Auf Grundlage der Webseiten konnten in den Bildungsangeboten der Gedenkstätten Mittelbau-Dora, Bergen-Belsen und Ravensbrück keine der diskutierten Ansätze ausfindig gemacht werden. Einschränkend muss jedoch festgehalten werden, dass diese Gedenkstätten auf ihren Webseiten nur wenige Informationen zu den Inhalten der einzelnen Angebote liefern. In Bergen-Belsen und Ravensbrück lassen sich aber zumindest Hinweise darauf finden, dass die Reflexion über die Transformationsprozesse und aktuellen Diskurse bereits eingesetzt hat und diese auch in Bildungskontexten thematisiert werden. In Bergen-Belsen konnten sich junge Teilnehmer*innen, die als Multiplikator*innen tätig sind oder sein werden, im Rahmen des jährlich veranstalteten „EduLab“-Seminars unter anderem über den geschichtskulturellen Wandel und die Zukunft der Erinnerung an den Nationalsozialismus und den Holocaust austauschen (vgl. B-B_4.2.1.) und in Ravensbrück wurde ein Austausch von Wissenschaftler*innen, Studierenden und Bildungspraktiker*innen insbesondere zum Ansatz der multidirektionalen Erinnerung im Rahmen der jährlich ausgerichteten „Europäischen Sommer-Universität“ angestoßen (vgl. R_3.7.2.1.).
Vorläufiges Fazit und Ausblick
Die Analyse der permanenten Bildungsangebote, wie sie auf den jeweiligen Webseiten der acht größten KZ-Gedenkstätten in Deutschland dargestellt werden, macht deutlich, dass die Gedenkstätten bisher unterschiedliche Konsequenzen aus den gegenwärtigen Transformationen für ihre historisch-politische Bildungsarbeit gezogen haben. Einige Gedenkstätten thematisieren in ihren Bildungsangeboten die Geschichte des Nationalsozialismus in seiner global-historischen Dimension, wobei Vergleiche mit anderen Formen der Gewalt – außer möglicherweise in Sachsenhausen – nicht Teil der Angebote zu sein scheinen. Zudem verfügen einige Gedenkstätten über Angebote, die eine rassismuskritische Perspektive auf die Gegenwart richten. In drei Gedenkstätten konnten keine Ansätze aus der aktuellen Diskussion ausfindig gemacht werden, allerdings haben zwei Gedenkstätten in einem jährlich stattfindenden aber inhaltlich wechselnden Angebot Aspekte aus der Diskussion in diesem Jahr zum Thema gemacht.

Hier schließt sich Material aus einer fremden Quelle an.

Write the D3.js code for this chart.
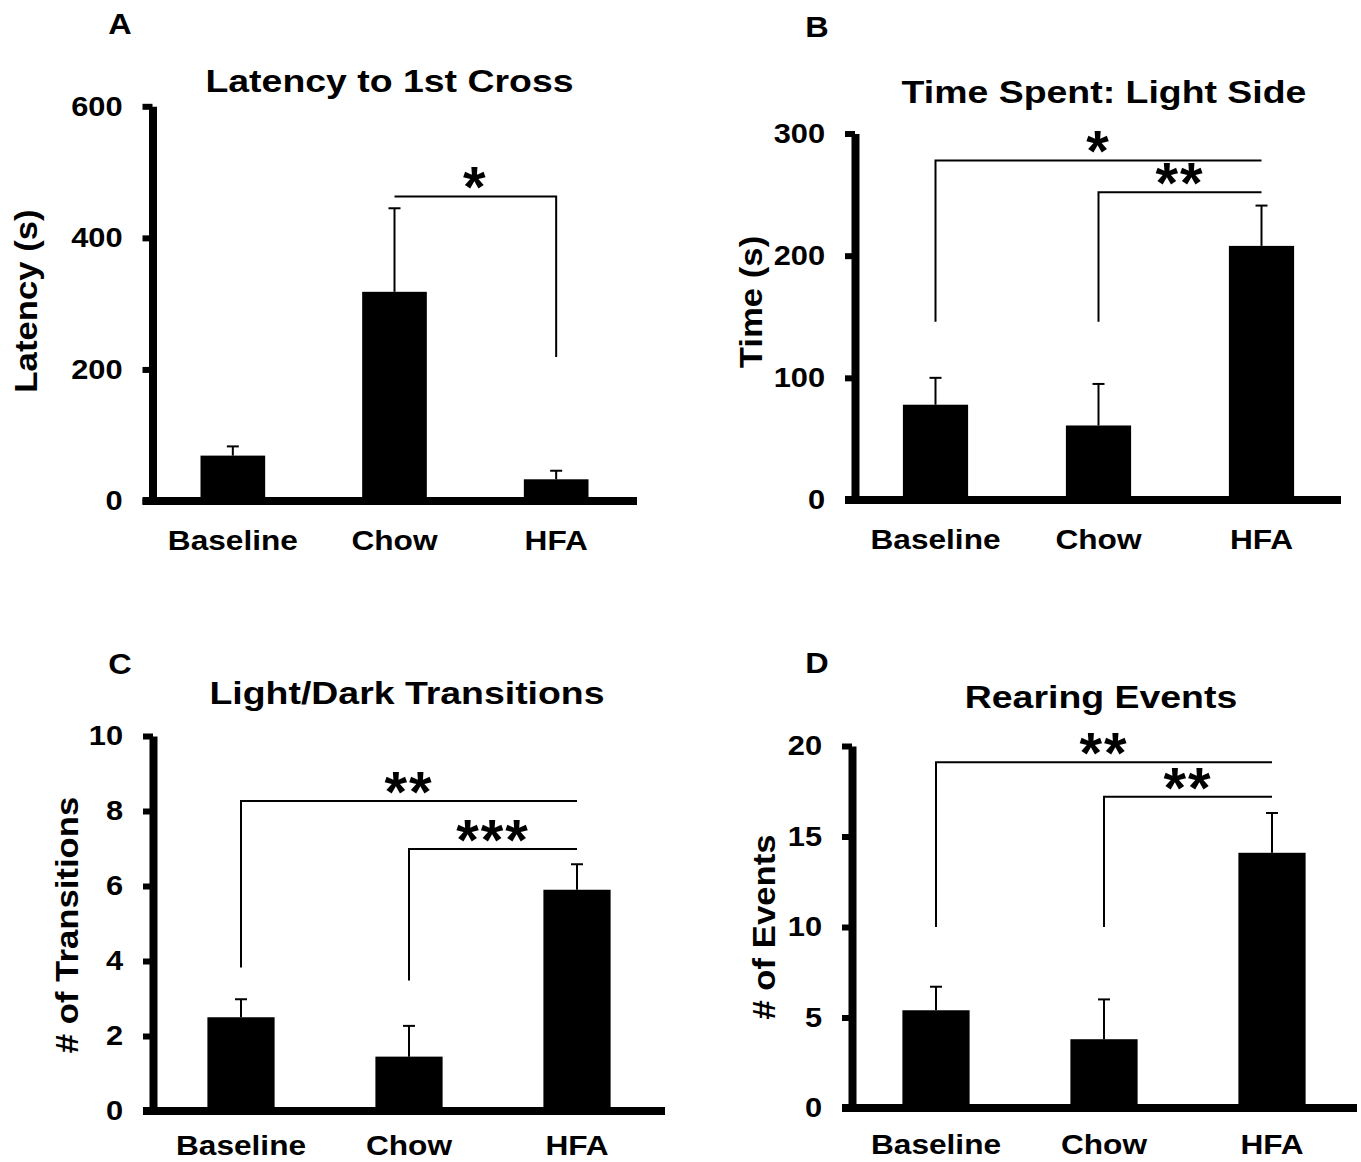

Über die Gründe für diese Unterschiede kann an dieser Stelle nur spekuliert werden. Mit einem neo-institutionalistischen Ansatz, wie ihn Bünyamin Werker (2016) in seiner Studie zu Bildungsangeboten in Gedenkstätten im Zeitalter der Globalisierung gewählt hat, lassen sich diese Differenzen nicht erklären. Die Studie von Georgi et al. (2022) deutet darauf hin, dass die Rolle der Gedenkstättenmitarbeiter*innen und ihre Handlungskompetenz bei der Entwicklung von Bildungsangeboten eine stärkere Beachtung beigemessen werden sollte. Die Autor*innen zeigen, wie unterschiedlich die Perspektiven auf den geschichtskulturellen Wandel ausfallen können (vgl. ebd.), was schließlich auch mögliche Konsequenzen für die Gestaltung von Bildungsangeboten haben kann. Um diese Frage abschließend zu klären, ist jedoch weitere Forschung nötig, etwa in Form von Experteninterviews mit Gedenkstättenmitarbeiter*innen. Diese können zudem einen tieferen Einblick in die Inhalte der Angebote ermöglichen und damit unter Umständen sogar das Fazit dieser Studie noch einmal in Frage stellen.